Vétéran de la Seconde Guerre Mondiale, auteur reconnu aux USA, Kurt Vonnegut est rentré d’Europe hanté par le bombardement de Dresde. Des années durant, il envisage d’en faire le point d’orgue d’un roman, mais l’inspiration lui échappe, jusqu’à un éclat de la femme d’un ami vétéran qui refuse qu’il glorifie la guerre, et le fait qu’ils n’étaient que des gamins envoyés se faire tuer. Secoué par ce discours, Vonnegut imagine Billy Pilgrim, prisonnier lui aussi à Dresde, puis opticien à Ilium mais aussi cobaye humain enlevé par les Tralfamadoriens, des extra-terrestres percevant le monde en 4 dimensions.

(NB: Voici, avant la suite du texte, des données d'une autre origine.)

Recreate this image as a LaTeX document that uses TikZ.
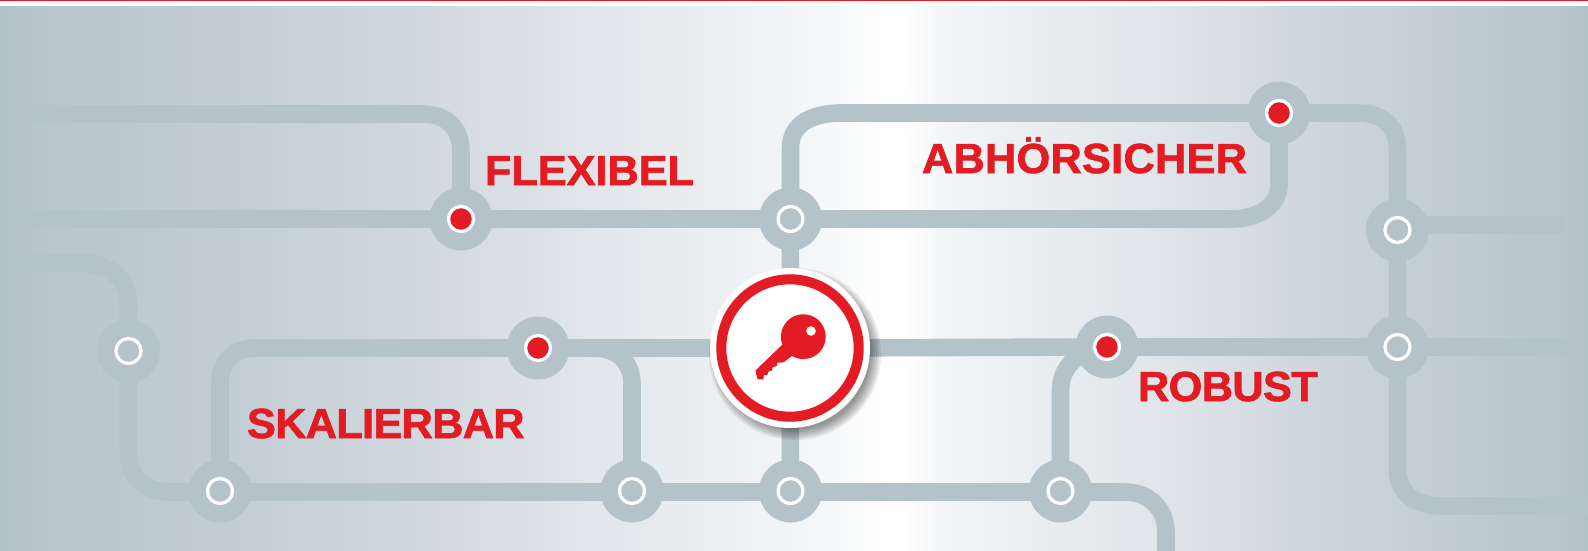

Le pauvre Billy se retrouve affligé de la capacité de voyager instantanément à n’importe quel moment de sa vie, passée ou à venir. Tout est souvenir, y compris son avenir.



Grand classique de la littérature américaine, best-seller de l’auteur du « Pianiste déchainé », « les Sirènes de Titan », « le Berceau du Chat » ou « le Petit-déjeuner du champion », « Abattoir 5 ou la croisade des enfants » est un ouvrage à nul autre pareil.

D’abord parce que l’auteur, en guise de premier chapitre, y conte sa genèse, en fait sa déclaration d’intention, et brouille d’ores et déjà les lignes entre fiction et récit personnel. De loin en en loin, quand Billy revivra ses souvenirs de prisonnier, Vonnegut brisera le 4e mur en se mettant lui aussi en scène, signalant sa présence simultanée (aux latrines du camp de transit avant Dresde, par exemple).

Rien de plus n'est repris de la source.